## [What the exercise asks]
Pictures within the data are to be left out; everything else must be reproduced exactly.

## [Data excerpt]

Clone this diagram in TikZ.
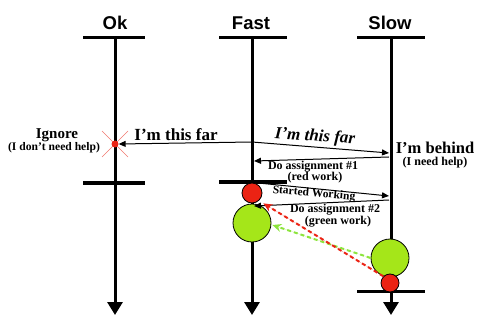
\documentclass[tikz,border=0pt]{standalone}
\usepackage{fontspec}
\setmainfont{Liberation Serif}
\setsansfont{Liberation Sans}
\usetikzlibrary{positioning, arrows.meta, calc}
\definecolor{workred}{RGB}{235,35,20}
\definecolor{workgreen}{RGB}{165,230,25}
\definecolor{dashgreen}{RGB}{140,228,60}
\definecolor{crossred}{RGB}{240,120,110}

\begin{document}
\begin{tikzpicture}[
  x=1pt, y=-1pt,
  lifeline/.style={line width=3pt, -{Triangle[width=15pt,length=13pt]}},
  bar/.style={line width=3pt},
  head/.style={font=\sffamily\bfseries\fontsize{18.5}{18.5}\selectfont},
  msg/.style={-{Triangle[width=6pt,length=7pt]}, line width=1pt},
  say/.style={font=\bfseries\fontsize{17}{17}\selectfont},
  note/.style={font=\bfseries\fontsize{12}{12}\selectfont},
  work/.style={draw, circle, inner sep=0pt, line width=0.8pt},
  redwork/.style={work, fill=workred, minimum size=20pt},
  greenwork/.style={work, fill=workgreen, minimum size=38pt},
  hint/.style={line width=2pt, dash pattern=on 4pt off 3pt, -{Stealth[length=9pt,width=8pt]}},
]
\useasboundingbox (0,0) rectangle (494,320);

% lifelines
\node[head] (ok) at (115,23) {Ok};
\node[head] (fast) at (251,23) {Fast};
\node[head] (slow) at (390,23) {Slow};
\coordinate (okT) at (115,38);   \coordinate (okB) at (115,315);
\coordinate (fastT) at (252,38); \coordinate (fastB) at (252,315);
\coordinate (slowT) at (391,38); \coordinate (slowB) at (391,315);
\draw[lifeline] (okT) -- (okB);
\draw[lifeline] (fastT) -- (fastB);
\draw[lifeline] (slowT) -- (slowB);
\draw[bar] (83,38) -- (145,38);
\draw[bar] (219,38) -- (287,38);
\draw[bar] (357,38) -- (425,38);
\draw[bar] (83,183) -- (145,183);
\draw[bar] (219,182) -- (287,182);
\draw[bar] (357,291) -- (425,291);

% Ok ignores
\draw[crossred, line width=0.6pt] (102,131) -- (128,157) (128,131) -- (102,157);
\node[circle, fill=workred, inner sep=0pt, minimum size=7pt] (okdot) at (115,144) {};
\node[note, font=\bfseries\fontsize{15}{15}\selectfont] (ignore) at (57,135) {Ignore};
\node[note, font=\bfseries\fontsize{11.6}{11.6}\selectfont] (ignore2) at (54,148) {(I don't need help)};

% progress messages
\coordinate (f1) at (252,142);
\coordinate (s1) at (389,153);
\draw[msg] (f1) -- (okdot.east);
\draw[msg] (f1) -- (s1);
\node[say] (far1) at (176,135) {I’m this far};
\node[say, font=\bfseries\itshape\fontsize{17}{17}\selectfont, rotate=-4] (far2) at (315,137) {I’m this far};
\node[say, font=\bfseries\fontsize{16.5}{16.5}\selectfont] (behind) at (435,148) {I’m behind};
\node[note] (behind2) at (435,163) {(I need help)};

% first assignment
\coordinate (s2) at (389,157);
\coordinate (f2) at (254,161);
\draw[msg] (s2) -- (f2);
\node[note] (do1) at (313,167) {Do assignment \#1};
\node[note] (do1b) at (315,178) {(red work)};

\node[redwork] (fred) at (252,193) {};
\node[greenwork] (fgreen) at (252,223) {};
\node[greenwork] (sgreen) at (390,258) {};
\node[redwork, minimum size=18pt] (sred) at (390,283) {};

\coordinate (f3) at (258,183);
\coordinate (s3) at (389,196);
\draw[msg] (f3) -- (s3);
\node[note, font=\bfseries\fontsize{11.5}{11.5}\selectfont, rotate=-5] (started) at (314,194) {Started Working};

\coordinate (s4) at (389,200);
\coordinate (f4) at (254,206);
\draw[msg] (s4) -- (f4);
\node[note] (do2) at (335,210) {Do assignment \#2};
\node[note] (do2b) at (338,222) {(green work)};

% work handed over
\draw[hint, draw=dashgreen, fill=dashgreen] (sgreen.west) -- ($(fgreen.east)+(1,2)$);
\draw[hint, draw=workred, fill=workred] (sred.north west) -- ($(fred.south east)+(4,3)$);
\end{tikzpicture}
\end{document}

## [The solution]
Clone this diagram in TikZ.
\documentclass[tikz,border=0pt]{standalone}
\usepackage{fontspec}
\setmainfont{Liberation Serif}
\setsansfont{Liberation Sans}
\usetikzlibrary{positioning, arrows.meta, calc}
\definecolor{workred}{RGB}{235,35,20}
\definecolor{workgreen}{RGB}{165,230,25}
\definecolor{dashgreen}{RGB}{140,228,60}
\definecolor{crossred}{RGB}{240,120,110}

\begin{document}
\begin{tikzpicture}[
  x=1pt, y=-1pt,
  lifeline/.style={line width=3pt, -{Triangle[width=15pt,length=13pt]}},
  bar/.style={line width=3pt},
  head/.style={font=\sffamily\bfseries\fontsize{18.5}{18.5}\selectfont},
  msg/.style={-{Triangle[width=6pt,length=7pt]}, line width=1pt},
  say/.style={font=\bfseries\fontsize{17}{17}\selectfont},
  note/.style={font=\bfseries\fontsize{12}{12}\selectfont},
  work/.style={draw, circle, inner sep=0pt, line width=0.8pt},
  redwork/.style={work, fill=workred, minimum size=20pt},
  greenwork/.style={work, fill=workgreen, minimum size=38pt},
  hint/.style={line width=2pt, dash pattern=on 4pt off 3pt, -{Stealth[length=9pt,width=8pt]}},
]
\useasboundingbox (0,0) rectangle (494,320);

% lifelines
\node[head] (ok) at (115,23) {Ok};
\node[head] (fast) at (251,23) {Fast};
\node[head] (slow) at (390,23) {Slow};
\coordinate (okT) at (115,38);   \coordinate (okB) at (115,315);
\coordinate (fastT) at (252,38); \coordinate (fastB) at (252,315);
\coordinate (slowT) at (391,38); \coordinate (slowB) at (391,315);
\draw[lifeline] (okT) -- (okB);
\draw[lifeline] (fastT) -- (fastB);
\draw[lifeline] (slowT) -- (slowB);
\draw[bar] (83,38) -- (145,38);
\draw[bar] (219,38) -- (287,38);
\draw[bar] (357,38) -- (425,38);
\draw[bar] (83,183) -- (145,183);
\draw[bar] (219,182) -- (287,182);
\draw[bar] (357,291) -- (425,291);

% Ok ignores
\draw[crossred, line width=0.6pt] (102,131) -- (128,157) (128,131) -- (102,157);
\node[circle, fill=workred, inner sep=0pt, minimum size=7pt] (okdot) at (115,144) {};
\node[note, font=\bfseries\fontsize{15}{15}\selectfont] (ignore) at (57,135) {Ignore};
\node[note, font=\bfseries\fontsize{11.6}{11.6}\selectfont] (ignore2) at (54,148) {(I don't need help)};

% progress messages
\coordinate (f1) at (252,142);
\coordinate (s1) at (389,153);
\draw[msg] (f1) -- (okdot.east);
\draw[msg] (f1) -- (s1);
\node[say] (far1) at (176,135) {I’m this far};
\node[say, font=\bfseries\itshape\fontsize{17}{17}\selectfont, rotate=-4] (far2) at (315,137) {I’m this far};
\node[say, font=\bfseries\fontsize{16.5}{16.5}\selectfont] (behind) at (435,148) {I’m behind};
\node[note] (behind2) at (435,163) {(I need help)};

% first assignment
\coordinate (s2) at (389,157);
\coordinate (f2) at (254,161);
\draw[msg] (s2) -- (f2);
\node[note] (do1) at (313,167) {Do assignment \#1};
\node[note] (do1b) at (315,178) {(red work)};

\node[redwork] (fred) at (252,193) {};
\node[greenwork] (fgreen) at (252,223) {};
\node[greenwork] (sgreen) at (390,258) {};
\node[redwork, minimum size=18pt] (sred) at (390,283) {};

\coordinate (f3) at (258,183);
\coordinate (s3) at (389,196);
\draw[msg] (f3) -- (s3);
\node[note, font=\bfseries\fontsize{11.5}{11.5}\selectfont, rotate=-5] (started) at (314,194) {Started Working};

\coordinate (s4) at (389,200);
\coordinate (f4) at (254,206);
\draw[msg] (s4) -- (f4);
\node[note] (do2) at (335,210) {Do assignment \#2};
\node[note] (do2b) at (338,222) {(green work)};

% work handed over
\draw[hint, draw=dashgreen, fill=dashgreen] (sgreen.west) -- ($(fgreen.east)+(1,2)$);
\draw[hint, draw=workred, fill=workred] (sred.north west) -- ($(fred.south east)+(4,3)$);
\end{tikzpicture}
\end{document}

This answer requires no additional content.